#### Stated exercise:
Leaving out every picture, copy the lines of the data exactly, from the first through the line containing "var xTicks = [0, 2000, 4000, 6000, 8000];".

#### Supplied information:
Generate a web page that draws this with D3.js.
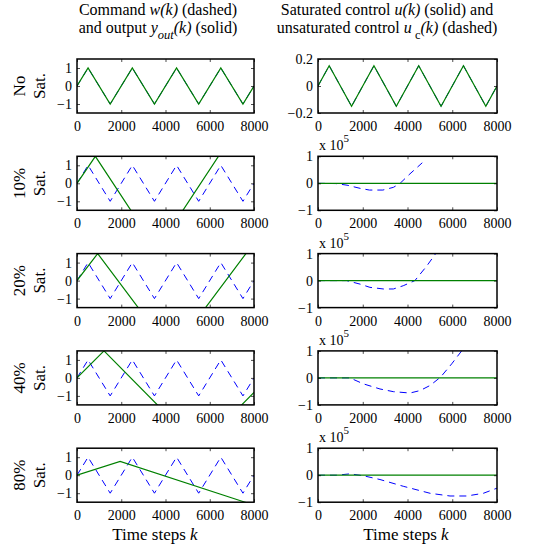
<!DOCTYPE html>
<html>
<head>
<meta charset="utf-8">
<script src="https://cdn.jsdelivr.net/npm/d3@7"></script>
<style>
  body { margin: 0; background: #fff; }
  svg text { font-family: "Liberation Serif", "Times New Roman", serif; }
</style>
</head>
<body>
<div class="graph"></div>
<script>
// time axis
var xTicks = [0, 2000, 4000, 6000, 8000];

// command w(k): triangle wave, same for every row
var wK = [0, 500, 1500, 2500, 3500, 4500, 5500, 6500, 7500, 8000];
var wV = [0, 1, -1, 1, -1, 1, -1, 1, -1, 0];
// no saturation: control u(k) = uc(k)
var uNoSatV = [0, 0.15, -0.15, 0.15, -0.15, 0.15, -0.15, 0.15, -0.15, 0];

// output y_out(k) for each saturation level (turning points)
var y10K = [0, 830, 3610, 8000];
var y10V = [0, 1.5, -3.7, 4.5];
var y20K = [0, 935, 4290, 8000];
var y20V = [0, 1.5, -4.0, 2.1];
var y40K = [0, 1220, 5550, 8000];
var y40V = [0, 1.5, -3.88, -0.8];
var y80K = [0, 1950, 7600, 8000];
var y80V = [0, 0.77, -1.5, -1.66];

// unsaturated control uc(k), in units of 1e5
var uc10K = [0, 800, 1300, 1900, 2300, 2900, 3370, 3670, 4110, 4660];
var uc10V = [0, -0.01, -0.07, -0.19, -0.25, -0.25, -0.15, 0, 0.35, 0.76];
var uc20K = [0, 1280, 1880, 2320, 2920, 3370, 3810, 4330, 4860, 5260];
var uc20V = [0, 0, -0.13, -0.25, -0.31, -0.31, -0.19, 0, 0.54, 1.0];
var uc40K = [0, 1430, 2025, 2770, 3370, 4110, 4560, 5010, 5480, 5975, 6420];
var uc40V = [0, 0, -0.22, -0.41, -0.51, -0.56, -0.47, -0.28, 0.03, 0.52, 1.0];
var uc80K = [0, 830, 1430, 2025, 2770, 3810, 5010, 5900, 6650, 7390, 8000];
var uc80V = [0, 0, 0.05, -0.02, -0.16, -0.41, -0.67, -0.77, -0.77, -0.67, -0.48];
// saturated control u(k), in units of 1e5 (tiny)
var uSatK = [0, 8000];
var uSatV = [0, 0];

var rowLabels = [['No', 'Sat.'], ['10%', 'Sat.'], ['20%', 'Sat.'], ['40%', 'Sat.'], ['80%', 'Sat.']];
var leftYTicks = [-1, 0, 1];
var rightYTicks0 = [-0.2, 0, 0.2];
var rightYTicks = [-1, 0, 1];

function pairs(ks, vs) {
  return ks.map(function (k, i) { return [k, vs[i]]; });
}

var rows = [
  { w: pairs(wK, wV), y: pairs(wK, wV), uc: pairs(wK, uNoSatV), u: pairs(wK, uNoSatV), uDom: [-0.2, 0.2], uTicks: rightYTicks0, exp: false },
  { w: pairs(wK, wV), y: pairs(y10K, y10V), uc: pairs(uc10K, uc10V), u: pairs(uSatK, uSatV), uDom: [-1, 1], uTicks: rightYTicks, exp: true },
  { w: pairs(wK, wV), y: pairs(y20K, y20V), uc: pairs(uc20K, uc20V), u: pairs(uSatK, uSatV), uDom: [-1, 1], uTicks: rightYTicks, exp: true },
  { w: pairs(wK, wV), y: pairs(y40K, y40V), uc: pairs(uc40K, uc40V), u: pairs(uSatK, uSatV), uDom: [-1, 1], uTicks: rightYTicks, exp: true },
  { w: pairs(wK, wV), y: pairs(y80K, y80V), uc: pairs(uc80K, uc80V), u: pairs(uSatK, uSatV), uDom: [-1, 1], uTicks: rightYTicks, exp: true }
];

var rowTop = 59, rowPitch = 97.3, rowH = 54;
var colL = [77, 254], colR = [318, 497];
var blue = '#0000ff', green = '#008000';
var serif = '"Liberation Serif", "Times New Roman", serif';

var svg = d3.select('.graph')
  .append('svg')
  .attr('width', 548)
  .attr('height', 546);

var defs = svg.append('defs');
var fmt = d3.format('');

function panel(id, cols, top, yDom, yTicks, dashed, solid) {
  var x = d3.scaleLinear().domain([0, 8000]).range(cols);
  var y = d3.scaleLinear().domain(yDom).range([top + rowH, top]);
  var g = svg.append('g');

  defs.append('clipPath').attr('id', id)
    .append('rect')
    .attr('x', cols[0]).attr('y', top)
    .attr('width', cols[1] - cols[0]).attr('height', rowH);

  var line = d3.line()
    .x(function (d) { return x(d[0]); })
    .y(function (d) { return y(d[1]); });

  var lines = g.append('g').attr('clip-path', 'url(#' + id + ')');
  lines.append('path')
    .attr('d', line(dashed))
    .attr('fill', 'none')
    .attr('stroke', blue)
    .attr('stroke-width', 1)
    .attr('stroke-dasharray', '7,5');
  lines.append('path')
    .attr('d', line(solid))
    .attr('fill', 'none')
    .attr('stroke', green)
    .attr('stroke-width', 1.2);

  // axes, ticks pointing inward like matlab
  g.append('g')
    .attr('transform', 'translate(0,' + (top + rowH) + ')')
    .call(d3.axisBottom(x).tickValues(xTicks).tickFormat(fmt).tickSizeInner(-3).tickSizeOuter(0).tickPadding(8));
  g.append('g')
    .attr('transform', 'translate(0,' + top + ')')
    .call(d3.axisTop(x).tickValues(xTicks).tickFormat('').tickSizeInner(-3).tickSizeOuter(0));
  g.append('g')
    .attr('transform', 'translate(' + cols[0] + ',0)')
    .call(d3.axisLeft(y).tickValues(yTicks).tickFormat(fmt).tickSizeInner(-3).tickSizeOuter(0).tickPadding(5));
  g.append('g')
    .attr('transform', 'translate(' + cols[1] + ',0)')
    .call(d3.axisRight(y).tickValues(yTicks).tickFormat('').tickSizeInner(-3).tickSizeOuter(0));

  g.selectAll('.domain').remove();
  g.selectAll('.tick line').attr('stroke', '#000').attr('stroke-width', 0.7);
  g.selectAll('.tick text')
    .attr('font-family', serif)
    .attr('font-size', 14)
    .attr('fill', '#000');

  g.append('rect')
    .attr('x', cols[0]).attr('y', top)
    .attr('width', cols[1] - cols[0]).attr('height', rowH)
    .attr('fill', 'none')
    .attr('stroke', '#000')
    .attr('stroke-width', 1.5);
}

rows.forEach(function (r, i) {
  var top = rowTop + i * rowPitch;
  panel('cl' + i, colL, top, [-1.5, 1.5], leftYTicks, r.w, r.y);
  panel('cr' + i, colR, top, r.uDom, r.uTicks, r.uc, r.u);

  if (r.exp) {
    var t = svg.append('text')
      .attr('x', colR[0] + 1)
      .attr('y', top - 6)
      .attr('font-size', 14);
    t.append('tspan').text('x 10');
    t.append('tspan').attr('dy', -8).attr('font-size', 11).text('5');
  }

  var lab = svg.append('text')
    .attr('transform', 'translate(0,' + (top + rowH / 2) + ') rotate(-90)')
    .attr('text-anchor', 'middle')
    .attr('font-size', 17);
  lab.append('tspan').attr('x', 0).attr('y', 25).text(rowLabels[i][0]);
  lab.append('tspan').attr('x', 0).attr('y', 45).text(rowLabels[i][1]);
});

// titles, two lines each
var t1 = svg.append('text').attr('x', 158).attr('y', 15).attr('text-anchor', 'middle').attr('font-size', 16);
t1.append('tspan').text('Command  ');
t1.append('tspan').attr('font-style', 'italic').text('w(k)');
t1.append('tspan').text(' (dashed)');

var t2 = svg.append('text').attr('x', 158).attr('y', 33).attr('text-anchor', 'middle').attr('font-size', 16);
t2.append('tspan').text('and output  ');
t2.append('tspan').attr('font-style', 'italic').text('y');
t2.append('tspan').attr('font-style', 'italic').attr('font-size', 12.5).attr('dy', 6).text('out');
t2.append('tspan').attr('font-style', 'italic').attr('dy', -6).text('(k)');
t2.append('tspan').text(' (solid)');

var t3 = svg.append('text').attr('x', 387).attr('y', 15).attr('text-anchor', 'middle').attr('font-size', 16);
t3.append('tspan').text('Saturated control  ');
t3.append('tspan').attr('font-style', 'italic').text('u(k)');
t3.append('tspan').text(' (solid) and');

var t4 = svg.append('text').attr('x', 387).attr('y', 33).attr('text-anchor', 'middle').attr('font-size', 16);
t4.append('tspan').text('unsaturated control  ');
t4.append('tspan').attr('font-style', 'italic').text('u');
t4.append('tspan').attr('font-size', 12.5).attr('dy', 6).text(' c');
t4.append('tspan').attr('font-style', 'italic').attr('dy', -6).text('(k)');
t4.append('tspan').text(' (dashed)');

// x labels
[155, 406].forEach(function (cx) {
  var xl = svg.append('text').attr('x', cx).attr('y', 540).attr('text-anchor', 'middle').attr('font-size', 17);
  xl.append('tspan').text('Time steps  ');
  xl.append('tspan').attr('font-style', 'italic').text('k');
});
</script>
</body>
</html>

#### Worked solution:
Generate a web page that draws this with D3.js.
<!DOCTYPE html>
<html>
<head>
<meta charset="utf-8">
<script src="https://cdn.jsdelivr.net/npm/d3@7"></script>
<style>
  body { margin: 0; background: #fff; }
  svg text { font-family: "Liberation Serif", "Times New Roman", serif; }
</style>
</head>
<body>
<div class="graph"></div>
<script>
// time axis
var xTicks = [0, 2000, 4000, 6000, 8000];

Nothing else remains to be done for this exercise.